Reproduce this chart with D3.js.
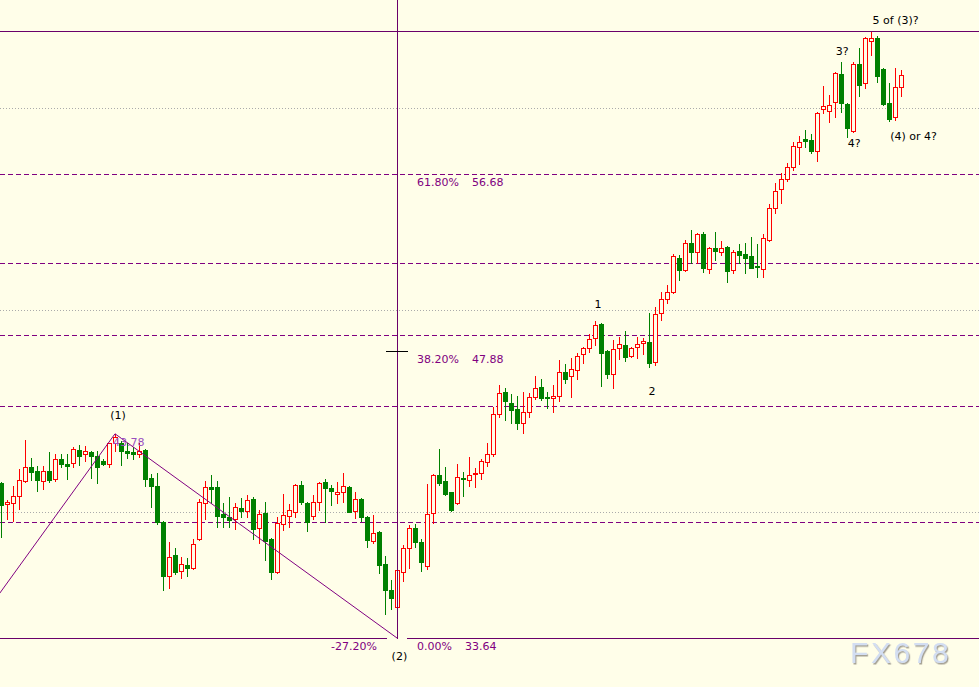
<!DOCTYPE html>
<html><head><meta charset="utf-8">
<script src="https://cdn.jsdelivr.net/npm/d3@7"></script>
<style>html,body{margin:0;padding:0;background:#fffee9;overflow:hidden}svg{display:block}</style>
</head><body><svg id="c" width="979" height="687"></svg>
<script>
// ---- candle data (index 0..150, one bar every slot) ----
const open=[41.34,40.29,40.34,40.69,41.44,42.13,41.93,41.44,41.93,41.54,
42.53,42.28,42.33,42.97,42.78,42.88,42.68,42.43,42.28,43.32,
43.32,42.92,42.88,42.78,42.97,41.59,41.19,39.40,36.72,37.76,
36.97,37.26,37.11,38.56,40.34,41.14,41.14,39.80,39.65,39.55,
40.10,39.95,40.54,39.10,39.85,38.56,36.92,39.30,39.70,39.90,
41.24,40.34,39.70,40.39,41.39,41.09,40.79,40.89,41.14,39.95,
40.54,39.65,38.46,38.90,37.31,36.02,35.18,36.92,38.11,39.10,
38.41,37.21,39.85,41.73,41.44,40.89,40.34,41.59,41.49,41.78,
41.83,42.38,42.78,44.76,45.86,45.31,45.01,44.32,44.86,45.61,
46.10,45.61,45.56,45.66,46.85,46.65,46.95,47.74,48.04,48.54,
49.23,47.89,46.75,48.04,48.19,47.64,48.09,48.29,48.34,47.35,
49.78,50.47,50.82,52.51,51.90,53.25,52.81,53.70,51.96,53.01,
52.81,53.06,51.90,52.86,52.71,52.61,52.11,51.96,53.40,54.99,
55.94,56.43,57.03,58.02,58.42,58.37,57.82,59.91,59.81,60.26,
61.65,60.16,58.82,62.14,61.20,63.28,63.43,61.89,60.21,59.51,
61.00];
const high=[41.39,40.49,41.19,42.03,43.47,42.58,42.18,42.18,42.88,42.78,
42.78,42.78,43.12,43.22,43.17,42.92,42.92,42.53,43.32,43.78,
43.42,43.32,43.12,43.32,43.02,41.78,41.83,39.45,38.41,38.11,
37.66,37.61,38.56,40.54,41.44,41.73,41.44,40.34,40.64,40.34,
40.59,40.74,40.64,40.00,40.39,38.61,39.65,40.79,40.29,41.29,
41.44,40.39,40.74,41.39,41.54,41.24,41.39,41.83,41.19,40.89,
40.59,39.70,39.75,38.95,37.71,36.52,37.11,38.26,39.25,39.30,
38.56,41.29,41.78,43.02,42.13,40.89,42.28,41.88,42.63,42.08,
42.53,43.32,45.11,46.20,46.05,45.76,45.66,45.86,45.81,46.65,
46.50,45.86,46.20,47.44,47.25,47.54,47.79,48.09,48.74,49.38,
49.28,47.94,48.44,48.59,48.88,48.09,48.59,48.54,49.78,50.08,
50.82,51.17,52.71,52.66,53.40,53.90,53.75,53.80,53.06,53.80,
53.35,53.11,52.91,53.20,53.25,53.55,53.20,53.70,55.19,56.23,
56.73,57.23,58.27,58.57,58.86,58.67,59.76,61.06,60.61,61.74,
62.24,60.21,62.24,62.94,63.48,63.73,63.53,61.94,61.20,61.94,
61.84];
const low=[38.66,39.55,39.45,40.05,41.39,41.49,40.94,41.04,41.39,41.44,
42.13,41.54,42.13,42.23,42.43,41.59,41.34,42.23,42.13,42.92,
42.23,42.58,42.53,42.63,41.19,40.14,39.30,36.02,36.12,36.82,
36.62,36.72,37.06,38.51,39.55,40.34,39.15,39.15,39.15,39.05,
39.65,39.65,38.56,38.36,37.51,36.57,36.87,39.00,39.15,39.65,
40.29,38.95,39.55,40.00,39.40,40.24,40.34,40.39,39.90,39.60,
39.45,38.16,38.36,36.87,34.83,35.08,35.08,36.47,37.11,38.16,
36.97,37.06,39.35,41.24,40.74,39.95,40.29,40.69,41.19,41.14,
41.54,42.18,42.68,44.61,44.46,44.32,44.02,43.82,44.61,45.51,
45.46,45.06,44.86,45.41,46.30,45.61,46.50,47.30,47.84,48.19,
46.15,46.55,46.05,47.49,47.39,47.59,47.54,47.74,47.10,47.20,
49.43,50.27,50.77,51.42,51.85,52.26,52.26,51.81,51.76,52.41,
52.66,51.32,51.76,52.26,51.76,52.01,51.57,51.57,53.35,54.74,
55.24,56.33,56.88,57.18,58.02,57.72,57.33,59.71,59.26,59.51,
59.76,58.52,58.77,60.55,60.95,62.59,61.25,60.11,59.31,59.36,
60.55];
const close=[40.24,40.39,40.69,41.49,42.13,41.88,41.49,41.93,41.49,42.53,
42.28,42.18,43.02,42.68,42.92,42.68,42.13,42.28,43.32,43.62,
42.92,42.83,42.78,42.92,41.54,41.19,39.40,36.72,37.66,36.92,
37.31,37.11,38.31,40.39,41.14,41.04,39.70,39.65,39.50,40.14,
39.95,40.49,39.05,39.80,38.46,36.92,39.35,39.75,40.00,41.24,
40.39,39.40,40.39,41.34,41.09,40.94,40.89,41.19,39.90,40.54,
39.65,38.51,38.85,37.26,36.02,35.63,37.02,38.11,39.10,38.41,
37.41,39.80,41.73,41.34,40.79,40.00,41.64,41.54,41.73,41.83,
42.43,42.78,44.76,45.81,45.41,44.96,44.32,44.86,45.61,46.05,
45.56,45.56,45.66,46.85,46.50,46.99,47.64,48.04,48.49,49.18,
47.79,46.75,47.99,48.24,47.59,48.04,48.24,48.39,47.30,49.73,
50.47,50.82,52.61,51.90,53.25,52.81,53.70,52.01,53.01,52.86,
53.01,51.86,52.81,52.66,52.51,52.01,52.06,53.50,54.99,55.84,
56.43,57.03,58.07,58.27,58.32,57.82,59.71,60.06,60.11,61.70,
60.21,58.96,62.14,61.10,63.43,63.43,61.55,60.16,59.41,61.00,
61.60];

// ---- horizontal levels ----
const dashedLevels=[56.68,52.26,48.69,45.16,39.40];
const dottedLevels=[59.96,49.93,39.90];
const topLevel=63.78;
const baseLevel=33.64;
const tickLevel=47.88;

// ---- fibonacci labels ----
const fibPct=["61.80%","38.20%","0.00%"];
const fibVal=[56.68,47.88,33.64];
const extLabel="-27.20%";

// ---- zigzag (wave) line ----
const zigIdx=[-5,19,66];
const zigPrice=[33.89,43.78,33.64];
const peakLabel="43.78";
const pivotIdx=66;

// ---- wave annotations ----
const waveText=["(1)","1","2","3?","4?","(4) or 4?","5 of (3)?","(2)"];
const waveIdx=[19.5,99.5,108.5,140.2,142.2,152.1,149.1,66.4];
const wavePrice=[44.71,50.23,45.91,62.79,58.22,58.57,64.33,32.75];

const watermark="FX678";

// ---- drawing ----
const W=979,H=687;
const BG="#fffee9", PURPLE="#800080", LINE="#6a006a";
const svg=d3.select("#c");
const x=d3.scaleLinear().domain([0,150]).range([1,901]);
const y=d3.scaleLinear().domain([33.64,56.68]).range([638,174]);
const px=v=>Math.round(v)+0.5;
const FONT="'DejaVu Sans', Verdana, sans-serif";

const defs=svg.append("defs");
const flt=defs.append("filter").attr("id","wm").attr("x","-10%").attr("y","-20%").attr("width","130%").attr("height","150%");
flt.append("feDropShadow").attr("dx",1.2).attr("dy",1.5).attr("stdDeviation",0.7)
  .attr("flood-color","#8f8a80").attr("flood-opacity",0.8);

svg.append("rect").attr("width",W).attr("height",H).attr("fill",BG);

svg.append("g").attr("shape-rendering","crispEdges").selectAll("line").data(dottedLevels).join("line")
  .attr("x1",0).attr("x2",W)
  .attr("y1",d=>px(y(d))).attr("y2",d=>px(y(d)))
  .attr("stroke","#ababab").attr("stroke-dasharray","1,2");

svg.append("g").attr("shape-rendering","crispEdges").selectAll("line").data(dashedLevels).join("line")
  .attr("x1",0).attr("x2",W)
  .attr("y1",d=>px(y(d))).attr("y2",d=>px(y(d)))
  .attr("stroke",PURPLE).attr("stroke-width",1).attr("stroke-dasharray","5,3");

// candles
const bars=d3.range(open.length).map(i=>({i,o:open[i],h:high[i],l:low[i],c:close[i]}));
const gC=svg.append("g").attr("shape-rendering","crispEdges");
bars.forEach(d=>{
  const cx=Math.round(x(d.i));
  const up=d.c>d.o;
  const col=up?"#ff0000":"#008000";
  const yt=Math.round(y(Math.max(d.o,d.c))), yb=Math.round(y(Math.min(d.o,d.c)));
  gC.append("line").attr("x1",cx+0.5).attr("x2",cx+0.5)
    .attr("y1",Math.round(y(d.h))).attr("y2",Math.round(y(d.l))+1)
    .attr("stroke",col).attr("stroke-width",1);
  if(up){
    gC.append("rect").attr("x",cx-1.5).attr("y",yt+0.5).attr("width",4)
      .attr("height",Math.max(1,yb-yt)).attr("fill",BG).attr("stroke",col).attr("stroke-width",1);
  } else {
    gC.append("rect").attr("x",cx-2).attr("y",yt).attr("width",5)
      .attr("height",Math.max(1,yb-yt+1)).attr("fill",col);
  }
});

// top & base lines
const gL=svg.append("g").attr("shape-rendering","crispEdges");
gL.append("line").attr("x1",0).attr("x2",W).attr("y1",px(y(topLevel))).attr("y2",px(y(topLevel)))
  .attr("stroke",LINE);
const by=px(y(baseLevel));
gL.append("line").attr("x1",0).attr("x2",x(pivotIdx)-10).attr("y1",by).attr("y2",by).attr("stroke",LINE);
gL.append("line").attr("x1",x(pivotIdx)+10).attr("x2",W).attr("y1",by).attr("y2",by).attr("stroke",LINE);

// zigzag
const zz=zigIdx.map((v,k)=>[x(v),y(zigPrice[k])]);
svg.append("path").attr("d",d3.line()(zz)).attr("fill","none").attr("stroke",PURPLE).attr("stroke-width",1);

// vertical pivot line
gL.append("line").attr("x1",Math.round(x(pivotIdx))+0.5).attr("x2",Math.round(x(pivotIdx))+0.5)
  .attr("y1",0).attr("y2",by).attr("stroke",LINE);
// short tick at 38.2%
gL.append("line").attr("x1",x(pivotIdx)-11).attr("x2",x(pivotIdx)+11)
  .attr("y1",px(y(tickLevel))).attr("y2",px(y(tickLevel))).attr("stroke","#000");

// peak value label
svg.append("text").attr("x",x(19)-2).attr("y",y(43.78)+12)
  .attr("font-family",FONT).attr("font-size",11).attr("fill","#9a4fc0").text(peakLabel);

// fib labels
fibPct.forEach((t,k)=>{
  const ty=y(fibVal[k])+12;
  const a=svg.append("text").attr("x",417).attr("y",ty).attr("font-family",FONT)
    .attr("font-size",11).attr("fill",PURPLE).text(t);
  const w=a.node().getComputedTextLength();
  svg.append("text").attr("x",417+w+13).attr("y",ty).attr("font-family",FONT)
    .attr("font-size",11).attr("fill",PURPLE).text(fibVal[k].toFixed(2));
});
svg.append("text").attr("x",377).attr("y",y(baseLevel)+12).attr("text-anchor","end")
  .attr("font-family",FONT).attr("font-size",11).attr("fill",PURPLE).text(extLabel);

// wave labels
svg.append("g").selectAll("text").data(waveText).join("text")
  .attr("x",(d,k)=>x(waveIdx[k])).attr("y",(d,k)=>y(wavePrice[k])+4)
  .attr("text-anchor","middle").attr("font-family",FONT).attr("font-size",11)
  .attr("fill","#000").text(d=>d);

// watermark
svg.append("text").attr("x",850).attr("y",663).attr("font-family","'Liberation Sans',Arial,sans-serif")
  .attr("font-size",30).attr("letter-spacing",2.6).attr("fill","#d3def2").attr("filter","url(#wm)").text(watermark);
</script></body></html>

---

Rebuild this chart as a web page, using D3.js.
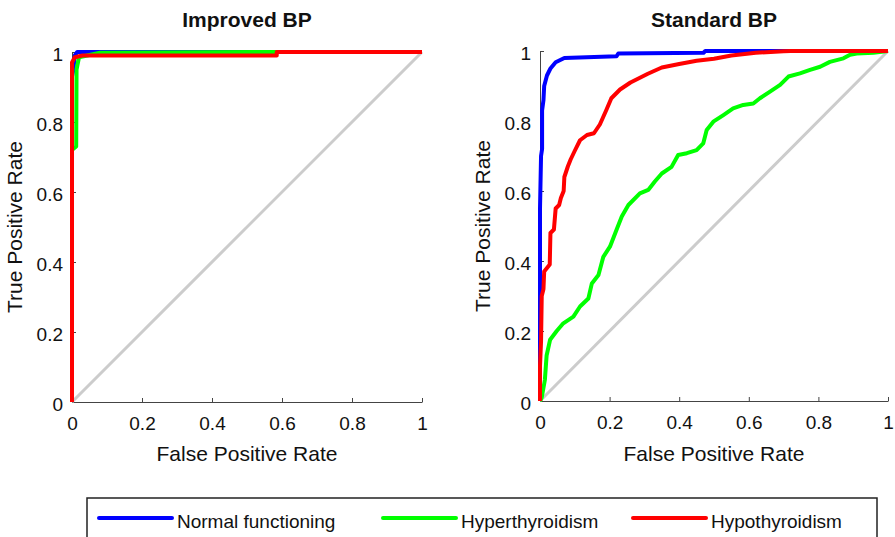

STATED PROBLEM: The answer is a single number: how many lines include the word "chart"?

FINAL RESULT: 2